* start Provided material *
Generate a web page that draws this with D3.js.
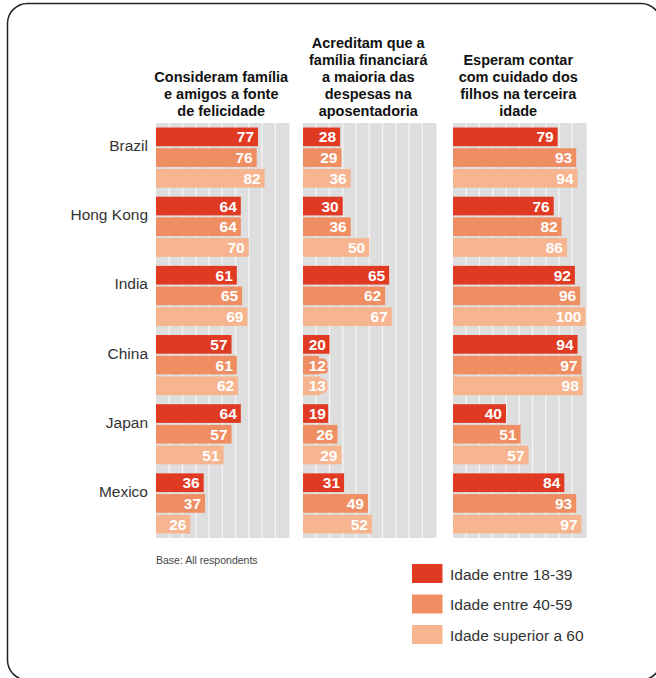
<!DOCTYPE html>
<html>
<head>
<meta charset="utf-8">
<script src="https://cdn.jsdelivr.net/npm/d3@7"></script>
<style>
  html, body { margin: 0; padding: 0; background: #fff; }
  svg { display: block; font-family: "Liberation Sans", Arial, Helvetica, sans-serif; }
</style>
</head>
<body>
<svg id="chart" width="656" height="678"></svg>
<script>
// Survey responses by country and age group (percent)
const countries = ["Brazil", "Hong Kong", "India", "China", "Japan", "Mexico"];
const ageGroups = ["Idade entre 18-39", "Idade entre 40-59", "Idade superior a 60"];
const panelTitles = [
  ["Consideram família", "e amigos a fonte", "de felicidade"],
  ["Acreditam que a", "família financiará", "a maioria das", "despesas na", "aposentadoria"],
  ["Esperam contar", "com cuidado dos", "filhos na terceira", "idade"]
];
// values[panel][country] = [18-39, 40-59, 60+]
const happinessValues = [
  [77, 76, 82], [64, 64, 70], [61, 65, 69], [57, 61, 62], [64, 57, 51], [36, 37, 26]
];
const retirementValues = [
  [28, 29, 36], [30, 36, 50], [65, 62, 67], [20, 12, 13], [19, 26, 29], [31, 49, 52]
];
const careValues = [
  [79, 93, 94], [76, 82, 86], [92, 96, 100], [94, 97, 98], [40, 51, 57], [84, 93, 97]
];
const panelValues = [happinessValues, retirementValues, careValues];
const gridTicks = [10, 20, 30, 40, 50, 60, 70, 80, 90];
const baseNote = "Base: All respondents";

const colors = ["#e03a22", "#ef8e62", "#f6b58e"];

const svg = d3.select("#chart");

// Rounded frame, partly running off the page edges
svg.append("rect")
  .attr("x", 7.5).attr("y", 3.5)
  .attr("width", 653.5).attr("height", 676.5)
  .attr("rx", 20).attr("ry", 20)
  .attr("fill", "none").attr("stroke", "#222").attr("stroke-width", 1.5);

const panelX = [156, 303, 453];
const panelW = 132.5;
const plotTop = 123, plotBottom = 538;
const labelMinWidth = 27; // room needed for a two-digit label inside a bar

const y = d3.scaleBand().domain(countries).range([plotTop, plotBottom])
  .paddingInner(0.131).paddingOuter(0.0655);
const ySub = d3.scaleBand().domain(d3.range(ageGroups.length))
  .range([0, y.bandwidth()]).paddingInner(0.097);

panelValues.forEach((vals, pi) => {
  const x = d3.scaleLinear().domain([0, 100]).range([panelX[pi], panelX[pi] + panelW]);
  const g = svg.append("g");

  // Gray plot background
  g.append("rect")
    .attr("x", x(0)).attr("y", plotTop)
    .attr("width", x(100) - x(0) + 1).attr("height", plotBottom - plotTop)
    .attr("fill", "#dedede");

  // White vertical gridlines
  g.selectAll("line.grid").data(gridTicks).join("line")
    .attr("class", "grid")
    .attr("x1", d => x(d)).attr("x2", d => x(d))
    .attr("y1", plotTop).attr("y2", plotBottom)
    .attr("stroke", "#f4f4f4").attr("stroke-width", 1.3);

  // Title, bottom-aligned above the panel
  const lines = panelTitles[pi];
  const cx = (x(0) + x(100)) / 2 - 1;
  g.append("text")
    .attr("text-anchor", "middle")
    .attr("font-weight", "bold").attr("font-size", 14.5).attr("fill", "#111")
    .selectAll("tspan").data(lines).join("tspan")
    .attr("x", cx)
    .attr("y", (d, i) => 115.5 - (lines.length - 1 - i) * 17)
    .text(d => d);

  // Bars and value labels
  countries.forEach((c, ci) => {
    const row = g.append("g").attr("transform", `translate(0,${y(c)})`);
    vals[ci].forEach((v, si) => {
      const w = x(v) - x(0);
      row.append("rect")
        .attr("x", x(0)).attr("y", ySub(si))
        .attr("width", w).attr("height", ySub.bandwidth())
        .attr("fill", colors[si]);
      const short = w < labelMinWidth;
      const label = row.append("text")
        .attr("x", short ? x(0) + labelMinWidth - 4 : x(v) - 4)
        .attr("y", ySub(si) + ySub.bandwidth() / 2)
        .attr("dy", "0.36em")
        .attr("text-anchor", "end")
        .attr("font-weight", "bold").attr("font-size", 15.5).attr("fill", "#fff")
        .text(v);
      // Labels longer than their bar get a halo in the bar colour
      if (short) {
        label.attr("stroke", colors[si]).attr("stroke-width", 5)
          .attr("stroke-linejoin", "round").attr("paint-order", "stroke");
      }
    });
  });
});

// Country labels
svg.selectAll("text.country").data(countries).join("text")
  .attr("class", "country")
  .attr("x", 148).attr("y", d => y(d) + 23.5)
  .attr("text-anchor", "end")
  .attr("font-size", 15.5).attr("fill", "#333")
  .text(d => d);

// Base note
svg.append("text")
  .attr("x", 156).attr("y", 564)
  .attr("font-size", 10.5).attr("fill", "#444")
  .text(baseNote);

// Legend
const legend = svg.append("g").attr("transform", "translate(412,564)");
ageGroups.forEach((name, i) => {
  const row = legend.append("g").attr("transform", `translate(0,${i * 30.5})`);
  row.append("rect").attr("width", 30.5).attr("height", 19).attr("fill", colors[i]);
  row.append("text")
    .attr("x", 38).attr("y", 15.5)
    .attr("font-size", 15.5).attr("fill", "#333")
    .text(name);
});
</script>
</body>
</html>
* end Provided material *
Exercise directions: Please write out all the data again word for word, but not the pictures.

Exercise answer:
Generate a web page that draws this with D3.js.
<!DOCTYPE html>
<html>
<head>
<meta charset="utf-8">
<script src="https://cdn.jsdelivr.net/npm/d3@7"></script>
<style>
  html, body { margin: 0; padding: 0; background: #fff; }
  svg { display: block; font-family: "Liberation Sans", Arial, Helvetica, sans-serif; }
</style>
</head>
<body>
<svg id="chart" width="656" height="678"></svg>
<script>
// Survey responses by country and age group (percent)
const countries = ["Brazil", "Hong Kong", "India", "China", "Japan", "Mexico"];
const ageGroups = ["Idade entre 18-39", "Idade entre 40-59", "Idade superior a 60"];
const panelTitles = [
  ["Consideram família", "e amigos a fonte", "de felicidade"],
  ["Acreditam que a", "família financiará", "a maioria das", "despesas na", "aposentadoria"],
  ["Esperam contar", "com cuidado dos", "filhos na terceira", "idade"]
];
// values[panel][country] = [18-39, 40-59, 60+]
const happinessValues = [
  [77, 76, 82], [64, 64, 70], [61, 65, 69], [57, 61, 62], [64, 57, 51], [36, 37, 26]
];
const retirementValues = [
  [28, 29, 36], [30, 36, 50], [65, 62, 67], [20, 12, 13], [19, 26, 29], [31, 49, 52]
];
const careValues = [
  [79, 93, 94], [76, 82, 86], [92, 96, 100], [94, 97, 98], [40, 51, 57], [84, 93, 97]
];
const panelValues = [happinessValues, retirementValues, careValues];
const gridTicks = [10, 20, 30, 40, 50, 60, 70, 80, 90];
const baseNote = "Base: All respondents";

const colors = ["#e03a22", "#ef8e62", "#f6b58e"];

const svg = d3.select("#chart");

// Rounded frame, partly running off the page edges
svg.append("rect")
  .attr("x", 7.5).attr("y", 3.5)
  .attr("width", 653.5).attr("height", 676.5)
  .attr("rx", 20).attr("ry", 20)
  .attr("fill", "none").attr("stroke", "#222").attr("stroke-width", 1.5);

const panelX = [156, 303, 453];
const panelW = 132.5;
const plotTop = 123, plotBottom = 538;
const labelMinWidth = 27; // room needed for a two-digit label inside a bar

const y = d3.scaleBand().domain(countries).range([plotTop, plotBottom])
  .paddingInner(0.131).paddingOuter(0.0655);
const ySub = d3.scaleBand().domain(d3.range(ageGroups.length))
  .range([0, y.bandwidth()]).paddingInner(0.097);

panelValues.forEach((vals, pi) => {
  const x = d3.scaleLinear().domain([0, 100]).range([panelX[pi], panelX[pi] + panelW]);
  const g = svg.append("g");

  // Gray plot background
  g.append("rect")
    .attr("x", x(0)).attr("y", plotTop)
    .attr("width", x(100) - x(0) + 1).attr("height", plotBottom - plotTop)
    .attr("fill", "#dedede");

  // White vertical gridlines
  g.selectAll("line.grid").data(gridTicks).join("line")
    .attr("class", "grid")
    .attr("x1", d => x(d)).attr("x2", d => x(d))
    .attr("y1", plotTop).attr("y2", plotBottom)
    .attr("stroke", "#f4f4f4").attr("stroke-width", 1.3);

  // Title, bottom-aligned above the panel
  const lines = panelTitles[pi];
  const cx = (x(0) + x(100)) / 2 - 1;
  g.append("text")
    .attr("text-anchor", "middle")
    .attr("font-weight", "bold").attr("font-size", 14.5).attr("fill", "#111")
    .selectAll("tspan").data(lines).join("tspan")
    .attr("x", cx)
    .attr("y", (d, i) => 115.5 - (lines.length - 1 - i) * 17)
    .text(d => d);

  // Bars and value labels
  countries.forEach((c, ci) => {
    const row = g.append("g").attr("transform", `translate(0,${y(c)})`);
    vals[ci].forEach((v, si) => {
      const w = x(v) - x(0);
      row.append("rect")
        .attr("x", x(0)).attr("y", ySub(si))
        .attr("width", w).attr("height", ySub.bandwidth())
        .attr("fill", colors[si]);
      const short = w < labelMinWidth;
      const label = row.append("text")
        .attr("x", short ? x(0) + labelMinWidth - 4 : x(v) - 4)
        .attr("y", ySub(si) + ySub.bandwidth() / 2)
        .attr("dy", "0.36em")
        .attr("text-anchor", "end")
        .attr("font-weight", "bold").attr("font-size", 15.5).attr("fill", "#fff")
        .text(v);
      // Labels longer than their bar get a halo in the bar colour
      if (short) {
        label.attr("stroke", colors[si]).attr("stroke-width", 5)
          .attr("stroke-linejoin", "round").attr("paint-order", "stroke");
      }
    });
  });
});

// Country labels
svg.selectAll("text.country").data(countries).join("text")
  .attr("class", "country")
  .attr("x", 148).attr("y", d => y(d) + 23.5)
  .attr("text-anchor", "end")
  .attr("font-size", 15.5).attr("fill", "#333")
  .text(d => d);

// Base note
svg.append("text")
  .attr("x", 156).attr("y", 564)
  .attr("font-size", 10.5).attr("fill", "#444")
  .text(baseNote);

// Legend
const legend = svg.append("g").attr("transform", "translate(412,564)");
ageGroups.forEach((name, i) => {
  const row = legend.append("g").attr("transform", `translate(0,${i * 30.5})`);
  row.append("rect").attr("width", 30.5).attr("height", 19).attr("fill", colors[i]);
  row.append("text")
    .attr("x", 38).attr("y", 15.5)
    .attr("font-size", 15.5).attr("fill", "#333")
    .text(name);
});
</script>
</body>
</html>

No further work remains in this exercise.